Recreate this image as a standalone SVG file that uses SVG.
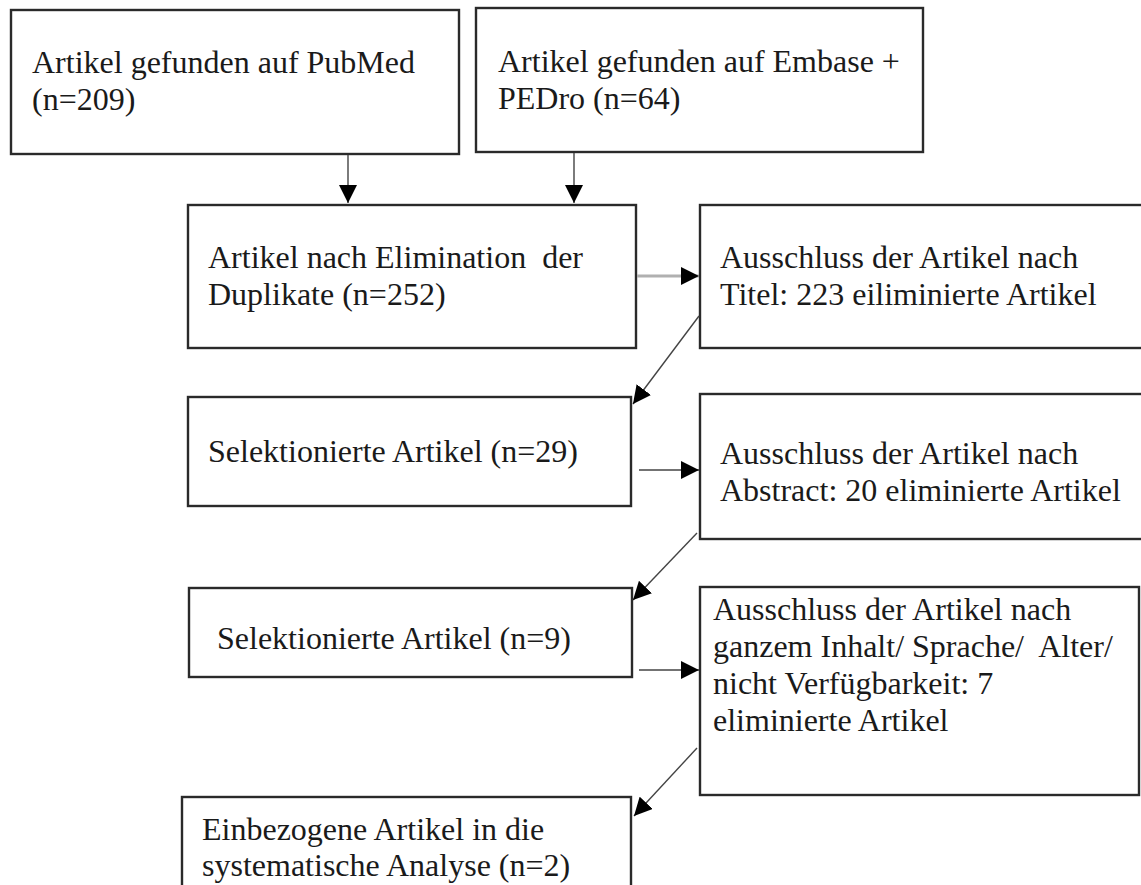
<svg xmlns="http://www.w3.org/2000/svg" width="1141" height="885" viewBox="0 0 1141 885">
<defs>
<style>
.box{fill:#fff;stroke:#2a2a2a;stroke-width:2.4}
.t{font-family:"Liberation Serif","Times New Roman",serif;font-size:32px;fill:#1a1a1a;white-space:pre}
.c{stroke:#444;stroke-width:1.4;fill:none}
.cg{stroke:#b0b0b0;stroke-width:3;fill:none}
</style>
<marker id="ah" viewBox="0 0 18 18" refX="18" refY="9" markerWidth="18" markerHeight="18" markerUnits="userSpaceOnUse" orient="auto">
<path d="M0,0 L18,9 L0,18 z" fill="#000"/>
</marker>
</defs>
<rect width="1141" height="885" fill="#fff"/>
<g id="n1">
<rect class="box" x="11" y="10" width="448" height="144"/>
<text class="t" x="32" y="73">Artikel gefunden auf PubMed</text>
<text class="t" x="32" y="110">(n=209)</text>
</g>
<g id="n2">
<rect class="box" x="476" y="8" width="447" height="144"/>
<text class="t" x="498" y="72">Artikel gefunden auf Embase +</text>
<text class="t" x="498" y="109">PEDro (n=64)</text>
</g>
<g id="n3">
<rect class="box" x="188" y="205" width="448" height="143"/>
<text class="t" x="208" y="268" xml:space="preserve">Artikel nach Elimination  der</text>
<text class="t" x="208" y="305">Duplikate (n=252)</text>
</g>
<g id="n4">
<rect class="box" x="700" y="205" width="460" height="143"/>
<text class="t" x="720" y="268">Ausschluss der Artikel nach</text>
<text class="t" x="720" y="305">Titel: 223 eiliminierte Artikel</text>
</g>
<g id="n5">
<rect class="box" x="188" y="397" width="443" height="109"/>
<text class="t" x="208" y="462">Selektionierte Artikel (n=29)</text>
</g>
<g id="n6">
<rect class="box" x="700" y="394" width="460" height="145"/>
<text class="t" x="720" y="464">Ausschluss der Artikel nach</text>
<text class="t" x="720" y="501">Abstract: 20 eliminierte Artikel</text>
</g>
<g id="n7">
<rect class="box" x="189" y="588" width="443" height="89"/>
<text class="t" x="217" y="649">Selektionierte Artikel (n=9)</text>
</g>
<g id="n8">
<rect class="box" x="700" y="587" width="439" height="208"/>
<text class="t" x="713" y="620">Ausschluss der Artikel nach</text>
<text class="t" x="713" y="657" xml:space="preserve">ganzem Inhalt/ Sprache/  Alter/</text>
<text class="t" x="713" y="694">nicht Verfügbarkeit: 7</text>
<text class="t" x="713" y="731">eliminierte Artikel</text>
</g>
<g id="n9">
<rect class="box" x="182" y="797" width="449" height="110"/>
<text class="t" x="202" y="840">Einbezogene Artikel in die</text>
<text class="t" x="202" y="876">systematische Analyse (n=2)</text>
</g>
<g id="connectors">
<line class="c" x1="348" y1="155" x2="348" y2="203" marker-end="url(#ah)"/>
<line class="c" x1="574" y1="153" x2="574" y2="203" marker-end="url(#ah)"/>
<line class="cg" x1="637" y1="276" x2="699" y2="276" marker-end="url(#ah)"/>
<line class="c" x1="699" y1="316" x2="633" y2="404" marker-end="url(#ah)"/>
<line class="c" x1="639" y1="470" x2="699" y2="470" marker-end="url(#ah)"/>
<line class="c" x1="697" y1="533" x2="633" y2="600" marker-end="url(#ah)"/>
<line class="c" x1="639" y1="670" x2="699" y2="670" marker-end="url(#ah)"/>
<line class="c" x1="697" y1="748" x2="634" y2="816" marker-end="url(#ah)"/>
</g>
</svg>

● **Problem details**: Transcribe the material exactly, leaving every picture out.

● **Task answer**:
Recreate this image as a standalone SVG file that uses SVG.
<svg xmlns="http://www.w3.org/2000/svg" width="1141" height="885" viewBox="0 0 1141 885">
<defs>
<style>
.box{fill:#fff;stroke:#2a2a2a;stroke-width:2.4}
.t{font-family:"Liberation Serif","Times New Roman",serif;font-size:32px;fill:#1a1a1a;white-space:pre}
.c{stroke:#444;stroke-width:1.4;fill:none}
.cg{stroke:#b0b0b0;stroke-width:3;fill:none}
</style>
<marker id="ah" viewBox="0 0 18 18" refX="18" refY="9" markerWidth="18" markerHeight="18" markerUnits="userSpaceOnUse" orient="auto">
<path d="M0,0 L18,9 L0,18 z" fill="#000"/>
</marker>
</defs>
<rect width="1141" height="885" fill="#fff"/>
<g id="n1">
<rect class="box" x="11" y="10" width="448" height="144"/>
<text class="t" x="32" y="73">Artikel gefunden auf PubMed</text>
<text class="t" x="32" y="110">(n=209)</text>
</g>
<g id="n2">
<rect class="box" x="476" y="8" width="447" height="144"/>
<text class="t" x="498" y="72">Artikel gefunden auf Embase +</text>
<text class="t" x="498" y="109">PEDro (n=64)</text>
</g>
<g id="n3">
<rect class="box" x="188" y="205" width="448" height="143"/>
<text class="t" x="208" y="268" xml:space="preserve">Artikel nach Elimination  der</text>
<text class="t" x="208" y="305">Duplikate (n=252)</text>
</g>
<g id="n4">
<rect class="box" x="700" y="205" width="460" height="143"/>
<text class="t" x="720" y="268">Ausschluss der Artikel nach</text>
<text class="t" x="720" y="305">Titel: 223 eiliminierte Artikel</text>
</g>
<g id="n5">
<rect class="box" x="188" y="397" width="443" height="109"/>
<text class="t" x="208" y="462">Selektionierte Artikel (n=29)</text>
</g>
<g id="n6">
<rect class="box" x="700" y="394" width="460" height="145"/>
<text class="t" x="720" y="464">Ausschluss der Artikel nach</text>
<text class="t" x="720" y="501">Abstract: 20 eliminierte Artikel</text>
</g>
<g id="n7">
<rect class="box" x="189" y="588" width="443" height="89"/>
<text class="t" x="217" y="649">Selektionierte Artikel (n=9)</text>
</g>
<g id="n8">
<rect class="box" x="700" y="587" width="439" height="208"/>
<text class="t" x="713" y="620">Ausschluss der Artikel nach</text>
<text class="t" x="713" y="657" xml:space="preserve">ganzem Inhalt/ Sprache/  Alter/</text>
<text class="t" x="713" y="694">nicht Verfügbarkeit: 7</text>
<text class="t" x="713" y="731">eliminierte Artikel</text>
</g>
<g id="n9">
<rect class="box" x="182" y="797" width="449" height="110"/>
<text class="t" x="202" y="840">Einbezogene Artikel in die</text>
<text class="t" x="202" y="876">systematische Analyse (n=2)</text>
</g>
<g id="connectors">
<line class="c" x1="348" y1="155" x2="348" y2="203" marker-end="url(#ah)"/>
<line class="c" x1="574" y1="153" x2="574" y2="203" marker-end="url(#ah)"/>
<line class="cg" x1="637" y1="276" x2="699" y2="276" marker-end="url(#ah)"/>
<line class="c" x1="699" y1="316" x2="633" y2="404" marker-end="url(#ah)"/>
<line class="c" x1="639" y1="470" x2="699" y2="470" marker-end="url(#ah)"/>
<line class="c" x1="697" y1="533" x2="633" y2="600" marker-end="url(#ah)"/>
<line class="c" x1="639" y1="670" x2="699" y2="670" marker-end="url(#ah)"/>
<line class="c" x1="697" y1="748" x2="634" y2="816" marker-end="url(#ah)"/>
</g>
</svg>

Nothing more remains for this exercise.